Para procurar interromper o círculo financiamento-dívida seria necessária a criação de um mecanismo multinacional, baseado na solidariedade e na harmonia entre os povos, que tenha em consideração o significado global do problema e as suas implicações económicas, financeiras e sociais. A ausência de tal mecanismo favorece o “salve-se quem puder!”, onde são sempre os mais fracos que perdem.
Em sintonia com o magistério dos meus predecessores, gostaria de reiterar que são os princípios da justiça e da solidariedade que fazem encontrar pistas de soluções. Neste caminho, é indispensável trabalhar em boa fé e na verdade, seguindo um código de conduta internacional, com normas de valor ético, que tutelem as negociações. Portanto, pensemos numa nova arquitetura financeira internacional que seja ousada e criativa!
No Jubileu do Ano 2000, São João Paulo ii observou que a questão da dívida externa «não é apenas de natureza económica, mas implica princípios éticos fundamentais e deve encontrar espaço no direito internacional», reconhecendo que «o Jubileu pode ser uma ocasião propícia para gestos de boa vontade [...], [para] perdoar as dívidas ou pelo menos para as reduzir [...] em função do bem comum» (Audiência geral, 3 de novembro de 1999). E esta era uma tradição do povo judeu: no ano jubilar, as dívidas eram perdoadas. Gostaria de fazer eco a este apelo profético, hoje urgente como nunca, tendo em consideração que a dívida ecológica e a dívida externa são duas faces da mesma moeda que hipoteca o futuro. Por isso, caros amigos, o Ano Santo de 2025, para o qual nos encaminhamos, chama-nos a abrir a mente e o coração para poder desatar os nós das forcas que estrangulam o presente, sem esquecer que somos apenas guardiões e administradores, não senhores!

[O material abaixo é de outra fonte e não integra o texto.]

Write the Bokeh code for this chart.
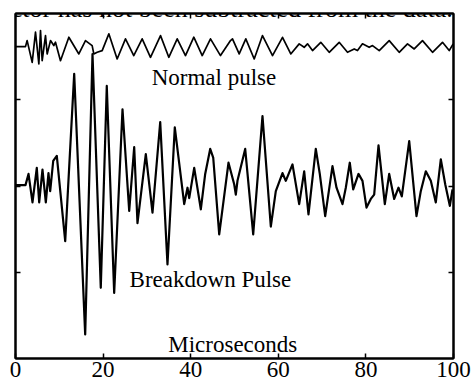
from bokeh.plotting import figure
from bokeh.models import Range1d, FixedTicker, LinearAxis, Label, ColumnDataSource
from bokeh.embed import file_html
from bokeh.resources import INLINE

# Time axis (microseconds) and traces (arbitrary offset units)
normal_t = [0.0, 2.28, 2.66, 3.81, 4.57, 5.33, 5.71, 6.09, 6.85, 7.23, 7.99, 8.75, 9.13,
            10.27, 12.18, 14.46, 15.98, 17.50, 17.88, 18.65, 19.79, 21.31, 23.21, 25.11,
            27.00, 28.92, 30.82, 33.11, 35.00, 36.92, 38.81, 40.71, 42.63, 44.52, 46.80,
            49.09, 49.54, 51.07, 52.58, 54.50, 56.39, 58.68, 60.96, 62.85, 64.77, 65.91,
            66.67, 67.81, 69.70, 71.62, 73.90, 75.80, 77.33, 78.08, 79.22, 80.75, 81.51,
            83.04, 85.32, 87.60, 89.50, 91.03, 92.92, 95.21, 97.49, 99.02, 99.93]
normal_v = [3.616, 3.616, 3.686, 3.434, 3.783, 3.415, 3.802, 3.453, 3.744, 3.531, 3.686,
            3.628, 3.667, 3.453, 3.725, 3.531, 3.686, 3.628, 3.531, 3.550, 3.570, 3.764,
            3.473, 3.706, 3.512, 3.706, 3.492, 3.744, 3.492, 3.706, 3.512, 3.725, 3.512,
            3.706, 3.512, 3.686, 3.706, 3.531, 3.706, 3.473, 3.744, 3.512, 3.724, 3.531,
            3.648, 3.608, 3.648, 3.570, 3.666, 3.550, 3.666, 3.550, 3.589, 3.570, 3.648,
            3.608, 3.628, 3.570, 3.686, 3.550, 3.648, 3.589, 3.686, 3.550, 3.666, 3.570,
            3.648]

breakdown_t = [0.0, 2.28, 2.97, 3.88, 4.86, 5.41, 6.16, 6.92, 7.53, 7.92, 8.61, 9.43,
               11.35, 13.40, 15.91, 17.58, 19.47, 20.84, 22.53, 24.43, 25.96, 27.10,
               27.85, 29.75, 31.28, 33.04, 34.70, 36.37, 38.52, 39.27, 39.66, 40.80,
               42.31, 43.31, 44.45, 45.14, 46.51, 48.63, 49.93, 50.30, 50.68, 52.44,
               54.27, 56.39, 58.29, 59.43, 60.96, 61.71, 63.24, 64.77, 65.91, 66.89,
               68.56, 69.47, 70.71, 72.37, 73.29, 74.66, 75.41, 76.32, 77.10, 78.31,
               79.22, 80.14, 81.12, 81.89, 82.88, 84.32, 85.32, 86.46, 87.44, 88.20,
               89.89, 91.55, 92.53, 93.68, 94.82, 95.96, 97.10, 98.11, 99.16, 99.77]
breakdown_v = [2.01, 2.01, 2.14, 1.81, 2.21, 1.81, 2.19, 1.81, 2.15, 1.94, 2.29, 2.35,
               1.36, 3.30, 0.28, 3.53, 0.82, 3.16, 0.76, 2.89, 1.71, 2.45, 1.57, 2.37,
               1.69, 2.74, 1.09, 2.68, 1.79, 1.98, 1.86, 2.21, 1.73, 2.14, 2.43, 2.33,
               1.44, 2.27, 2.02, 1.90, 2.06, 2.43, 1.44, 2.81, 1.53, 1.94, 2.15, 2.06,
               2.25, 1.79, 2.17, 1.67, 2.43, 2.14, 1.65, 2.23, 1.98, 1.79, 1.98, 2.27,
               1.96, 2.14, 2.06, 1.75, 1.85, 1.90, 2.47, 1.79, 2.14, 1.85, 1.98, 1.88,
               2.52, 1.65, 1.94, 2.17, 2.06, 1.81, 2.31, 2.02, 1.77, 1.96]

x_ticks = [0, 20, 40, 60, 80, 100]
y_ticks = [1, 2, 3]

FONT = "Liberation Serif"

p = figure(width=473, height=385, output_backend="svg", toolbar_location=None,
           x_range=Range1d(0, 100), y_range=Range1d(0, 4),
           min_border_left=15, min_border_right=20, min_border_top=13, min_border_bottom=27)
p.background_fill_color = "white"
p.border_fill_color = "white"
p.outline_line_color = "black"
p.outline_line_width = 2
p.grid.visible = False

def style_axis(ax, ticks, labels):
    ax.ticker = FixedTicker(ticks=ticks)
    ax.major_tick_in = 5
    ax.major_tick_out = 0
    ax.minor_tick_line_color = None
    ax.axis_line_color = "black"
    ax.axis_line_width = 2
    ax.major_tick_line_color = "black"
    ax.major_tick_line_width = 1.5
    ax.major_label_text_font = FONT
    ax.major_label_text_font_size = "23px"
    ax.major_label_text_color = "black"
    if labels:
        ax.major_label_standoff = 3
    else:
        ax.major_label_overrides = {t: "" for t in ticks}
        ax.major_label_standoff = 0

style_axis(p.xaxis[0], x_ticks, True)
style_axis(p.yaxis[0], y_ticks, False)
top = LinearAxis()
style_axis(top, x_ticks[1:-1], False)
p.add_layout(top, "above")
right = LinearAxis()
style_axis(right, y_ticks, False)
p.add_layout(right, "right")

src_n = ColumnDataSource(dict(t=normal_t, v=normal_v))
src_b = ColumnDataSource(dict(t=breakdown_t, v=breakdown_v))
p.line("t", "v", source=src_n, line_color="black", line_width=1.7, line_join="round")
p.line("t", "v", source=src_b, line_color="black", line_width=2.2, line_join="round")

for txt, x, y in [("Normal pulse", 45.3, 3.256), ("Breakdown Pulse", 44.5, 0.919),
                  ("Microseconds", 49.6, 0.163)]:
    p.add_layout(Label(x=x, y=y, text=txt, text_align="center", text_baseline="alphabetic",
                       text_font=FONT, text_font_size="23px", text_color="black"))

p.add_layout(Label(x=-3.7, y=4.058, text="ector has not been subtracted from the data.",
                   text_align="left", text_baseline="alphabetic", text_font=FONT,
                   text_font_size="26px", text_color="black"))

open("out.html", "w").write(file_html(p, INLINE))
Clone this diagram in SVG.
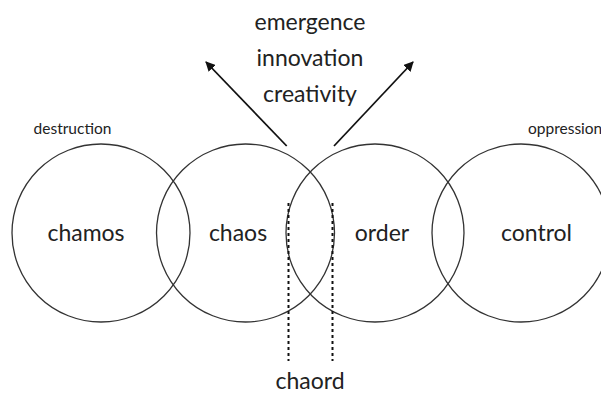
<svg xmlns="http://www.w3.org/2000/svg" width="601" height="396" viewBox="0 0 601 396">
<style>
.c{fill:none;stroke:#333;stroke-width:1.3}
.t{font-family:Lato,"Open Sans","Liberation Sans",sans-serif;fill:#222;text-anchor:middle}
.big{font-size:23px}
.small{font-size:15.5px}
.a{stroke:#111;stroke-width:1.8;fill:none;marker-end:url(#ah)}
.d{stroke:#111;stroke-width:2;stroke-dasharray:3 3}
</style>
<defs>
<marker id="ah" viewBox="0 0 10 10" refX="9" refY="5" markerWidth="5.5" markerHeight="5.5" orient="auto" markerUnits="strokeWidth">
<path d="M0,0 L10,5 L0,10 z" fill="#111"/>
</marker>
</defs>
<rect width="601" height="396" fill="#fff"/>
<g id="chamos"><circle class="c" cx="101" cy="233" r="89"/><text class="t big" x="86" y="241">chamos</text></g>
<g id="chaos"><circle class="c" cx="245.5" cy="233" r="89"/><text class="t big" x="238" y="241">chaos</text></g>
<g id="order"><circle class="c" cx="375" cy="233" r="89"/><text class="t big" x="382" y="241">order</text></g>
<g id="control"><circle class="c" cx="521" cy="233" r="89"/><text class="t big" x="536.5" y="241">control</text></g>
<g id="labels">
<text class="t small" x="72.5" y="134">destruction</text>
<text class="t small" x="528" y="134" style="text-anchor:start">oppression</text>
<text class="t big" x="310" y="30">emergence</text>
<text class="t big" x="310" y="66">innovation</text>
<text class="t big" x="310" y="102">creativity</text>
<text class="t big" x="310" y="389">chaord</text>
</g>
<g id="connectors">
<line class="a" x1="286.7" y1="146" x2="206" y2="62"/>
<line class="a" x1="334" y1="146" x2="413" y2="62"/>
<line class="d" x1="288.5" y1="203" x2="288.5" y2="361"/>
<line class="d" x1="332.5" y1="203" x2="332.5" y2="361"/>
</g>
</svg>
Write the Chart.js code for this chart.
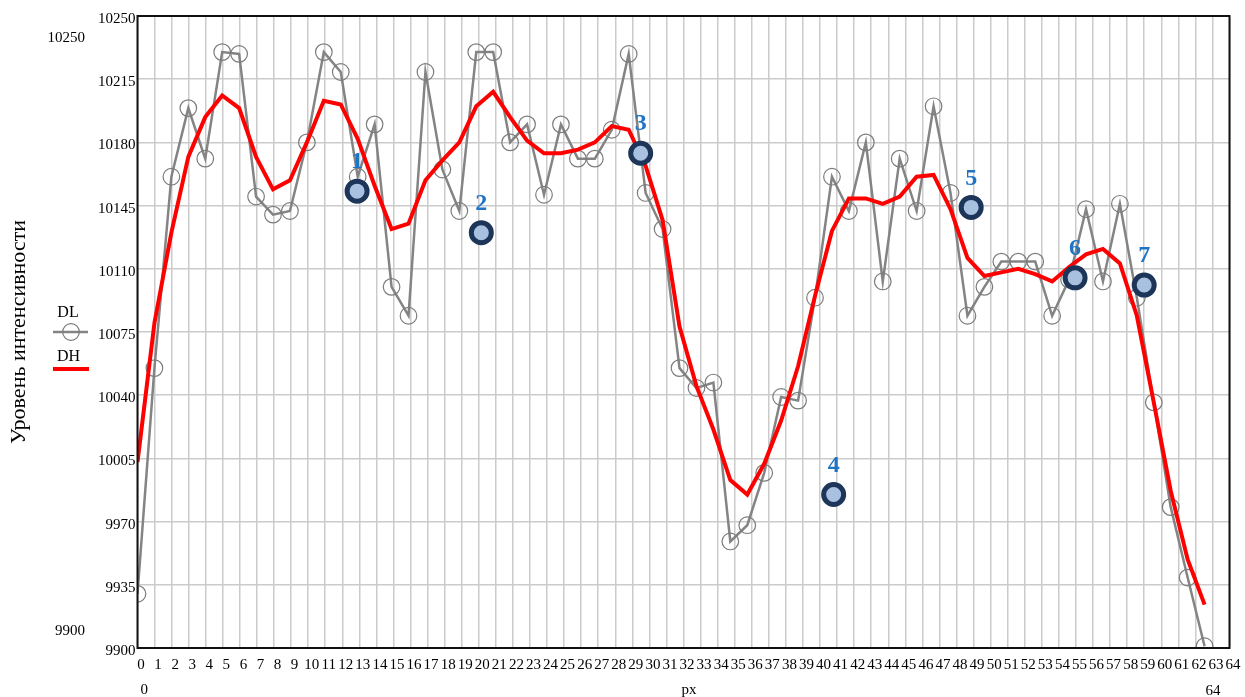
<!DOCTYPE html>
<html>
<head>
<meta charset="utf-8">
<script src="https://cdn.jsdelivr.net/npm/chart.js@4.4.0/dist/chart.umd.min.js"></script>
<style>
  html, body { margin: 0; padding: 0; background: #fff; }
  #wrap { width: 1245px; height: 697px; position: relative; }
</style>
</head>
<body>
<div id="wrap"><canvas id="c"></canvas></div>
<script>
// Intensity profile along a scan line: raw samples (DL) and smoothed curve (DH)
const xTicks = [0,1,2,3,4,5,6,7,8,9,10,11,12,13,14,15,16,17,18,19,20,21,22,23,24,25,26,27,28,29,30,31,32,
                33,34,35,36,37,38,39,40,41,42,43,44,45,46,47,48,49,50,51,52,53,54,55,56,57,58,59,60,61,62,63,64];
const yTicks = [9900, 9935, 9970, 10005, 10040, 10075, 10110, 10145, 10180, 10215, 10250];
const xRange = [0, 64];
const yRange = [9900, 10250];
const sampleStep = 0.9927;   // axis units between neighbouring samples

const dlValues = [9930, 10055, 10161, 10199, 10171, 10230, 10229, 10150, 10140, 10142,
                  10180, 10230, 10219, 10161, 10190, 10100, 10084, 10219, 10165, 10142,
                  10230, 10230, 10180, 10190, 10151, 10190, 10171, 10171, 10187, 10229,
                  10152, 10132, 10055, 10044, 10047, 9959, 9968, 9997, 10039, 10037,
                  10094, 10161, 10142, 10180, 10103, 10171, 10142, 10200, 10152, 10084,
                  10100, 10114, 10114, 10114, 10084, 10104, 10143, 10103, 10146, 10094,
                  10036, 9978, 9939, 9901];
const dhValues = [10003, 10080, 10130, 10172, 10194, 10206, 10199, 10172, 10154, 10159,
                  10180, 10203, 10201, 10182, 10156, 10132, 10135, 10159, 10170, 10180,
                  10200, 10208, 10194, 10181, 10174, 10174, 10176, 10180, 10189, 10187,
                  10167, 10137, 10078, 10045, 10021, 9993, 9985, 10002, 10026, 10056,
                  10095, 10131, 10149, 10149, 10146, 10150, 10161, 10162, 10143, 10116,
                  10106, 10108, 10110, 10107, 10103, 10111, 10118, 10121, 10113, 10084,
                  10036, 9987, 9949, 9924];

const markerLabels = ['1', '2', '3', '4', '5', '6', '7'];
const markerX = [12.87, 20.15, 29.49, 40.80, 48.86, 54.95, 59.00];
const markerY = [10153, 10130, 10174, 9985, 10144, 10105, 10101];

const serif = 'Liberation Serif, Times New Roman, serif';

const toPoints = vals => vals.map((v, i) => ({ x: i * sampleStep, y: v }));

// clip the series to the plot box, then draw frame, legend, range captions and marker numbers
const decorations = {
  id: 'decorations',
  beforeDatasetsDraw(chart) {
    const { ctx, chartArea: a } = chart;
    ctx.save();
    ctx.beginPath();
    ctx.rect(a.left, a.top, a.right - a.left, a.bottom - a.top);
    ctx.clip();
  },
  afterDatasetsDraw(chart) {
    const { ctx, chartArea: a } = chart;
    ctx.restore();
    ctx.save();
    // plot frame
    ctx.strokeStyle = '#111';
    ctx.lineWidth = 2;
    ctx.strokeRect(a.left, a.top, a.right - a.left, a.bottom - a.top);

    // numbers above the marked points
    const meta = chart.getDatasetMeta(2);
    ctx.fillStyle = '#1f74c4';
    ctx.font = 'bold 24px ' + serif;
    ctx.textAlign = 'center';
    ctx.textBaseline = 'middle';
    meta.data.forEach((p, i) => ctx.fillText(markerLabels[i], p.x, p.y - 29));

    // legend
    const ds = chart.data.datasets;
    ctx.fillStyle = '#000';
    ctx.font = '16px ' + serif;
    ctx.fillText(ds[0].label, 68, 313);
    ctx.fillText(ds[1].label, 68.5, 357);
    ctx.strokeStyle = ds[0].borderColor;
    ctx.lineWidth = ds[0].borderWidth;
    ctx.beginPath(); ctx.moveTo(53, 332); ctx.lineTo(88, 332); ctx.stroke();
    ctx.lineWidth = ds[0].pointBorderWidth;
    ctx.strokeStyle = ds[0].pointBorderColor;
    ctx.beginPath(); ctx.arc(71, 332, ds[0].pointRadius, 0, Math.PI * 2); ctx.stroke();
    ctx.strokeStyle = ds[1].borderColor;
    ctx.lineWidth = ds[1].borderWidth;
    ctx.beginPath(); ctx.moveTo(53, 369); ctx.lineTo(89, 369); ctx.stroke();

    // range captions
    ctx.font = '15px ' + serif;
    ctx.textAlign = 'right';
    ctx.fillText(String(yRange[1]), 85, 38);
    ctx.fillText(String(yRange[0]), 85, 631);
    ctx.textAlign = 'left';
    ctx.fillText(String(xRange[0]), a.left + 3, 690);
    ctx.textAlign = 'center';
    ctx.fillText(String(xRange[1]), a.right - 16.5, 691);
    ctx.fillText('px', 689, 690);
    ctx.restore();
  }
};

new Chart(document.getElementById('c'), {
  type: 'line',
  data: {
    datasets: [
      {
        label: 'DL',
        data: toPoints(dlValues),
        borderColor: '#848484',
        borderWidth: 2.5,
        pointRadius: 8.3,
        pointBorderWidth: 1.2,
        pointBorderColor: '#7c7c7c',
        pointBackgroundColor: 'rgba(0,0,0,0)',
        tension: 0,
        clip: 0,
        order: 2
      },
      {
        label: 'DH',
        data: toPoints(dhValues),
        borderColor: '#ff0000',
        borderWidth: 4,
        pointRadius: 0,
        tension: 0,
        clip: 0,
        order: 1
      },
      {
        label: 'marks',
        data: markerX.map((x, i) => ({ x, y: markerY[i] })),
        showLine: false,
        pointRadius: 10,
        pointBorderWidth: 5,
        pointBorderColor: '#1d3558',
        pointBackgroundColor: '#a9c1e1',
        clip: 0,
        order: 0
      }
    ]
  },
  options: {
    responsive: true,
    maintainAspectRatio: false,
    animation: false,
    events: [],
    layout: { padding: { top: 16, right: 11.5, left: 0, bottom: 0 } },
    plugins: { legend: { display: false }, tooltip: { enabled: false } },
    scales: {
      x: {
        type: 'linear',
        min: xRange[0],
        max: xRange[1],
        afterBuildTicks: s => { s.ticks = xTicks.map(v => ({ value: v })); },
        afterFit: s => { s.height = 49; },
        ticks: {
          autoSkip: false,
          maxRotation: 0,
          minRotation: 0,
          labelOffset: 3.5,
          padding: 8,
          color: '#000',
          font: { family: serif, size: 15 }
        },
        grid: { color: '#cbcbcb', lineWidth: 1.5, drawTicks: false },
        border: { display: false }
      },
      y: {
        min: yRange[0],
        max: yRange[1],
        afterBuildTicks: s => { s.ticks = yTicks.map(v => ({ value: v })); },
        afterFit: s => { s.width = 137.5; },
        ticks: {
          padding: 2,
          labelOffset: 3,
          color: '#000',
          font: { family: serif, size: 15 },
          callback: v => String(v)
        },
        grid: { color: '#cbcbcb', lineWidth: 1.5, drawTicks: false },
        border: { display: false },
        title: {
          display: true,
          text: 'Уровень интенсивности',
          color: '#000',
          font: { family: serif, size: 22 },
          padding: { top: 6, bottom: 0 }
        }
      }
    }
  },
  plugins: [decorations]
});
</script>
</body>
</html>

Convido-vos a sonhar e a agir juntos na construção responsável da nossa casa comum; ninguém pode habitá-la com a consciência tranquila, quando sabe que ao seu redor existe uma multidão de irmãos e irmãs famintos e também imersos na exclusão social e na vulnerabilidade. Permitir que isto aconteça é pecado, pecado humano, mesmo que não se tenha fé, é pecado social. O que fazeis é importante, rezo por vós. Deus vos abençoe. E peço-vos também que não vos esqueçais de rezar por mim. E peço ao Senhor que abençoe todos vós. Amém!